Accordingly, the Panel finds that Policy ¶ 4(a)(ii) has been satisfied.

Registration and Use in Bad Faith

Respondent is using Complainant’s BLOOMBERG mark to intentionally attract, for commercial gain, Internet users to the <bloombergbank.com> domain name by creating a likelihood of confusion with Complainant’s mark as to the source, sponsorship, affiliation, or endorsement of its website.  Respondent is soliciting account details from unwary Internet users by causing them to believe that any goods or services displayed at Respondent’s website are somehow connected with or endorsed by Complainant.  Thus, the Panel finds that Respondent registered and used the <bloombergbank.com> domain name in bad faith pursuant to Policy ¶ 4(b)(iv).  See H-D Michigan, Inc. v. Petersons Auto., FA 135608 (Nat. Arb. Forum Jan. 8, 2003) (finding that the disputed domain name was registered and used in bad faith pursuant to Policy ¶ 4(b)(iv) through Respondent’s registration and use of the infringing domain name to intentionally attempt to attract Internet users to its fraudulent website by using Complainant’s famous marks and likeness); see also Reuters Ltd. v. Global Net 2000, Inc., D2000-0441 (WIPO July 13, 2000) (finding bad faith where Respondent attracted users to a website sponsored by Respondent and created confusion with Complainant’s mark as to the source, sponsorship, or affiliation of that website); see also Kmart v. Khan, FA 127708 (Nat. Arb. Forum Nov. 22, 2002) (finding that if Respondent profits from its diversionary use of Complainant's mark when the domain name resolves to commercial websites and Respondent fails to contest the Complaint, it may be concluded that Respondent is using the domain name in bad faith pursuant to Policy ¶ 4(b)(iv)).

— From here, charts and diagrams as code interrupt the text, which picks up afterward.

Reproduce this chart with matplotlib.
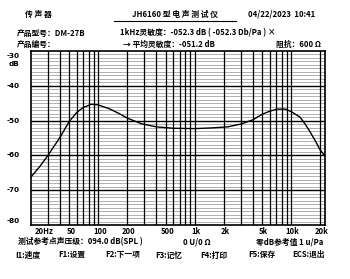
import matplotlib
matplotlib.use('Agg')
import matplotlib.pyplot as plt
from matplotlib.lines import Line2D

plt.rcParams['font.family'] = ['Noto Sans CJK SC', 'DejaVu Sans']

# Frequency response
freq = [20, 25, 30, 40, 50, 60, 70, 85, 100, 130, 165, 200, 280, 400, 600,
        1000, 1500, 2200, 3000, 4000, 5000, 6000, 7200, 8700, 10000, 12400,
        14000, 15800, 18000, 20000, 22500]
level = [-66.2, -63.0, -60.0, -54.8, -50.2, -47.6, -46.2, -45.3, -45.5, -46.6,
         -48.0, -49.3, -50.9, -51.8, -52.2, -52.3, -52.1, -51.8, -51.0, -49.8,
         -48.2, -47.3, -46.7, -46.7, -47.4, -49.0, -51.0, -53.3, -56.0, -58.4, -60.2]

grid_freqs = ([30, 40, 50, 60, 70, 80, 90] + [100 * i for i in range(1, 10)] +
              [1000 * i for i in range(1, 10)] + [10000, 20000])
tick_freqs = [20, 50, 100, 200, 500, 1000, 2000, 5000, 10000, 20000]
tick_labels = ['20Hz', '50', '100', '200', '500', '1k', '2k', '5k', '10k', '20k']
y_ticks = [-30, -40, -50, -60, -70, -80]

W, H = 350, 279
fig = plt.figure(figsize=(W / 100, H / 100), dpi=100)
fig.patch.set_facecolor('white')

def px(x, y):
    return x / W, 1 - y / H

ax = fig.add_axes([31 / W, 1 - 225 / H, (325 - 31) / W, (225 - 51) / H])
ax.set_xscale('log')
ax.set_xlim(20, 22500)
ax.set_ylim(-80, -30)

# grid
for db in range(-79, -30):
    if db % 10 == 0:
        continue
    ax.axhline(db, color='#8f8f8f', lw=0.5, zorder=1)
for db in range(-70, -30, 10):
    ax.axhline(db, color='black', lw=1.0, zorder=2)
for f in grid_freqs:
    ax.axvline(f, color='black', lw=0.9, zorder=2)

ax.plot(freq, level, color='black', lw=1.0, zorder=3)

for s in ax.spines.values():
    s.set_linewidth(1.2)
ax.set_xticks([])
ax.set_yticks([])
ax.minorticks_off()

# x tick labels
tf = dict(fontsize=5.5, fontweight='bold', color='black')
for f, lab in zip(tick_freqs, tick_labels):
    if lab == '20Hz':
        ax.text(f * 1.09, -80.6, lab, ha='left', va='top', **tf)
    else:
        ax.text(f * 1.04, -80.6, lab, ha='center', va='top', **tf)

# y tick labels (DejaVu keeps the boxes tight)
yf = dict(fontsize=5.2, fontweight='bold', color='black', family='DejaVu Sans')
for v in y_ticks:
    if v == -30:
        ax.text(15.3, -31.9, str(v), ha='right', va='baseline', **yf)
    elif v == -80:
        ax.text(15.3, -79.8, str(v), ha='right', va='bottom', **yf)
    else:
        ax.text(15.3, v, str(v), ha='right', va='center', **yf)
ax.text(15.3, -34.2, 'dB', ha='right', va='baseline', **yf)

# header and footer text
hf = dict(fontsize=5.6, fontweight='bold', color='black', va='center')
fig.text(*px(25, 14), '传 声 器', ha='left', **hf)
fig.text(*px(175, 14), 'JH6160 型 电 声 测 试 仪', ha='center', **hf)
fig.add_artist(Line2D([114 / W, 236 / W], [1 - 21 / H, 1 - 21 / H], color='black', lw=0.8))
fig.text(*px(248, 14), '04/22/2023  10:41', ha='left', **hf)
fig.text(*px(17, 33), '产品型号：DM-27B', ha='left', **hf)
fig.text(*px(120, 33), '1kHz灵敏度：-052.3 dB ( -052.3 Db/Pa ) ×', ha='left', **hf)
fig.text(*px(17, 44), '产品编号：', ha='left', **hf)
fig.text(*px(123, 44), '→ 平均灵敏度：-051.2 dB', ha='left', **hf)
fig.text(*px(321, 44), '阻抗：600 Ω', ha='right', **hf)
fig.text(*px(18, 242), '测试参考点声压级：094.0 dB(SPL )', ha='left', **hf)
fig.text(*px(197, 242), '0 U/0 Ω', ha='center', **hf)
fig.text(*px(323, 242), '零dB参考值 1 u/Pa', ha='right', **hf)
keys = [(15, 'I1:速度'), (58, 'F1:设置'), (105, 'F2:下一项'), (155, 'F3:记忆'),
        (200, 'F4:打印'), (248, 'F5:保存'), (292, 'ECS:退出')]
for x, k in keys:
    fig.text(*px(x, 255), k, ha='left', **hf)

fig.savefig('out.png', dpi=100, facecolor='white')
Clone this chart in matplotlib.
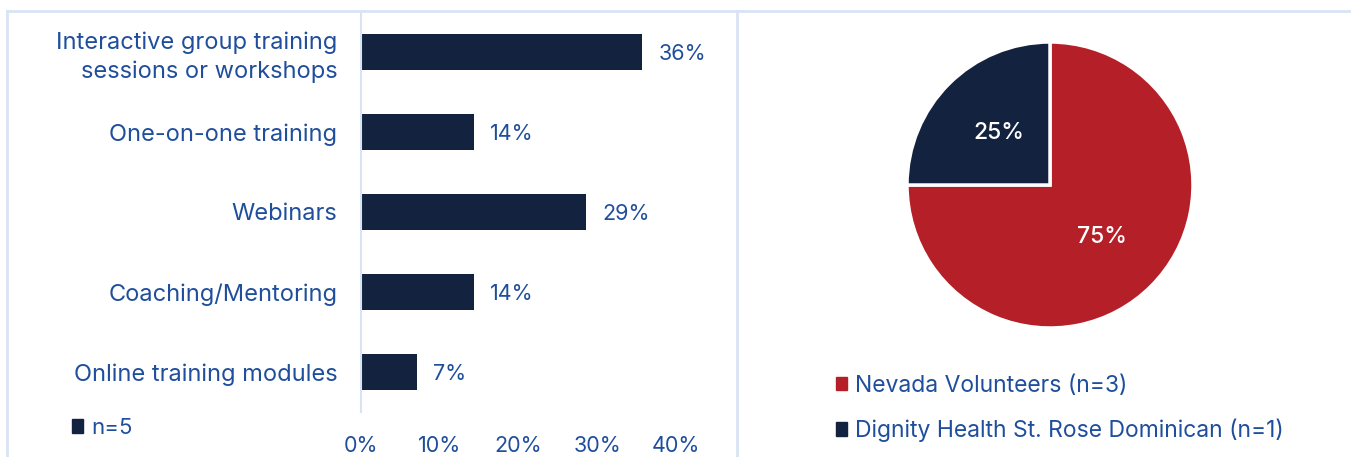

Furthermore, Respondent registered the <bloombergbank.com> domain name in bad faith because it had constructive knowledge of Complainant’s BLOOMBERG mark prior to registering the domain name at issue.  By virtue of Complainant’s registration of its mark, Respondent was constructively on notice of Complainant’s rights in the BLOOMBERG mark in May 2003, when Respondent registered the domain name containing the BLOOMBERG mark.  Thus, the Panel finds that Respondent acted in bad faith pursuant to Policy ¶ 4(a)(iii) when it registered the disputed domain name.  See Samsonite Corp. v. Colony Holding, FA 94313 (Nat. Arb. Forum Apr. 17, 2000) (finding that evidence of bad faith includes actual or constructive knowledge of a commonly known mark at the time of registration); see also Orange Glo Int’l v. Blume, FA 118313 (Nat. Arb. Forum Oct. 4, 2002) (“Complainant’s OXICLEAN mark is listed on the Principal Register of the USPTO, a status that confers constructive notice on those seeking to register or use the mark or any confusingly similar variation thereof”); see also Victoria’s Cyber Secret Ltd. P’ship v. V Secret Catalogue, Inc., 161 F.Supp.2d 1339, 1349 (S.D.Fla. 2001) (noting that “a Principal Register registration [of a trademark or service mark] is constructive notice of a claim of ownership so as to eliminate any defense of good faith adoption” pursuant to 15 U.S.C. § 1072).     

Accordingly, the Panel finds that Policy ¶ 4(a)(iii) has been satisfied.

DECISION

Complainant having established all three elements required under the ICANN Policy, the Panel concludes that relief should be GRANTED.

Accordingly, it is Ordered that the <bloombergbank.com> domain name be TRANSFERRED from Respondent to Complainant.